L’idea che il calcio abbia vissuto una sua epoca verace, innocente e pura è una delle idiozie più dannose che si siano mai sentite e cammina nelle nostre menti a braccetto con un’altra, quella secondo la quale il calcio è assimilato al concetto di passione, relegando così fuori dall’analisi del contemporaneo l’industria culturale del capitalismo con il più grande impatto mondiale. I tic della sinistra sono noti e tra questi va annoverata la tendenza a rifiutare la contemporaneità in nome di qualche rifugio di un passato neanche bene individuabile temporalmente: «parole senza idee», come direbbe Furio Jesi, perché in realtà il calcio, innocente, non lo è mai stato. Nasce con il capitalismo, ne segue le traiettorie, viene contaminato dal capitalismo che si fa urbanistica e «non luogo», dal neoliberismo e dalla finanziarizzazione, dal servilismo nei confronti del potere, celebrato ipocritamente alla morte.

Questa lettura, del calcio come strumento sociale del capitalismo in quanto suo figlio diretto, è solo una delle tante e possibili letture di Uccidi Paul Breitner, frammenti di un discorso sul pallone (Alegre, pp. 288, 16 euro) di Luca Pisapia. L’autore sfoglia il libro del calcio degli ultimi 40 anni, dal mondiale insanguinato argentino del 1978, fino ai giorni nostri. L’evoluzione tattica e sovrastrutturale del calcio sono raccontati attraverso episodi, personaggi ed eventi inseriti nel discorso calcistico come tante piccole schede di una matrice generale.
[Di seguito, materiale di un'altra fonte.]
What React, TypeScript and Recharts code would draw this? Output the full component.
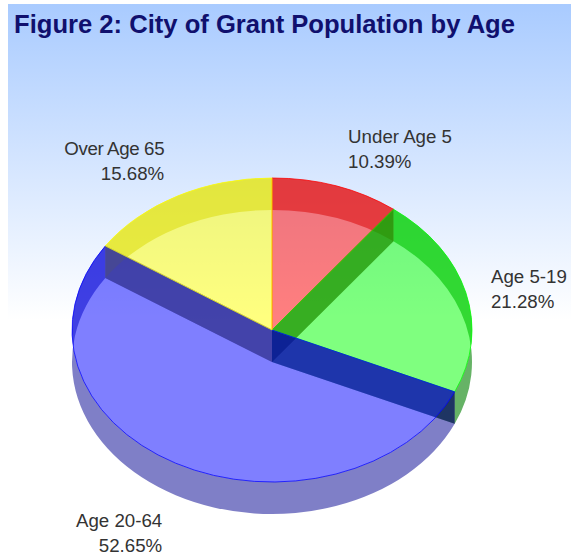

Non c’è nulla che si salvi, non c’è anima buona che possa emergere dal discorso calcistico contemporaneo e anzi: ogni deragliamento, ogni apparente deviazione, viene riportato ben presto all’ordine.

Piazzette, strade, supermercati: tutto coinvolge il calcio portandolo a divenire un non luogo per eccellenza, un non luogo deputato a scaricare i rivoli di un sistema che non potrà avere mai giustizia dentro di sé; il capitalismo porta con sé ovunque il proprio spirito egemone e di sopruso, pronto a rintuzzare qualsiasi tentativo di sabotaggio, e anzi, portando i sabotatori a diventarne testimonial ancora più potenti, proprio perché utilizzati nel simboleggiare la vittoria ottenuta. Trionfo che non lascia prigionieri. Il capitalismo non ha mai avuto un’epoca buona per chi stava dall’altra parte del potere; nel calcio è successa la stessa cosa. Pisapia racconta questa evoluzione e questa capacità di trattenere ogni potenziale scheggia e rilasciarla come fosse un novello manuale all’obbedienza, attraverso un cono d’ombra nel quale ripone personaggi ed eventi sballottati dalla storia, dalle coincidenze, dalle similitudini e dalla verosimiglianza.

Pur nell’ambito di questa lettura, il volume scorre perché evocativo di momenti rimasti impressi nella memoria popolare, piegando dunque al proprio istinto narrativo le capriole stesse del calcio, le sue apparenti storie «straordinarie», le sue continue vampate alla ricerca di una sistemazione migliore all’interno del congegno disumano del capitale. Colmo di riferimenti popolari, alti, specie quelli cinematografici, e dicerie, pettegolezzo e cinismo necessario, il libro di Luca Pisapia è stato pubblicato da Alegre all’interno della collana «Quinto tipo»: si tratta in effetti di un ibrido narrativo, perché l’autore utilizza tutti gli strumenti a propria disposizione, descrittivi, evocativi e stilistici. Ma nel novero delle proposte di Alegre, Luca Pisapia è l’autore che si spinge più in là, come se il calcio consentisse un’uscita – riuscita per altro – totale dalle linee narrative minime che costituiscono quella che chiamiamo «la trama».

Se il calcio è sempre stato colpevole, lo può essere anche la sua rappresentazione. Quindi, necessariamente, non si può raccontare il calcio complice e strumento del capitalismo, in modo tradizionale, anzi: ogni meccanismo va sbloccato, le derive vanno tutte perseguite e non c’è bisogno di alcun meccanismo narrativo classico – né di inutili innesti per dare una «parvenza di» – perché un ibrido abbia la sua forza quando è condito da grande conoscenza del tema, da un’idea forte e dalla capacità di spingere a trecento all’ora dalla prima pagina all’ultima. L’innocenza mancata, inesistente, presente solo nella sbiadita retorica – anche e soprattutto a sinistra, basti pensare all’idea senza parola di una calcio giusto contrapposto al calcio «moderno – e con essa l’arte commiseratoria, per essere raccontata non ha bisogno di uno specchio benevolo nel quale infilarci le occasioni mancate. Ha bisogno – invece – che quello specchio finisca distrutto in talmente tanti pezzi, da renderne impossibile una replica.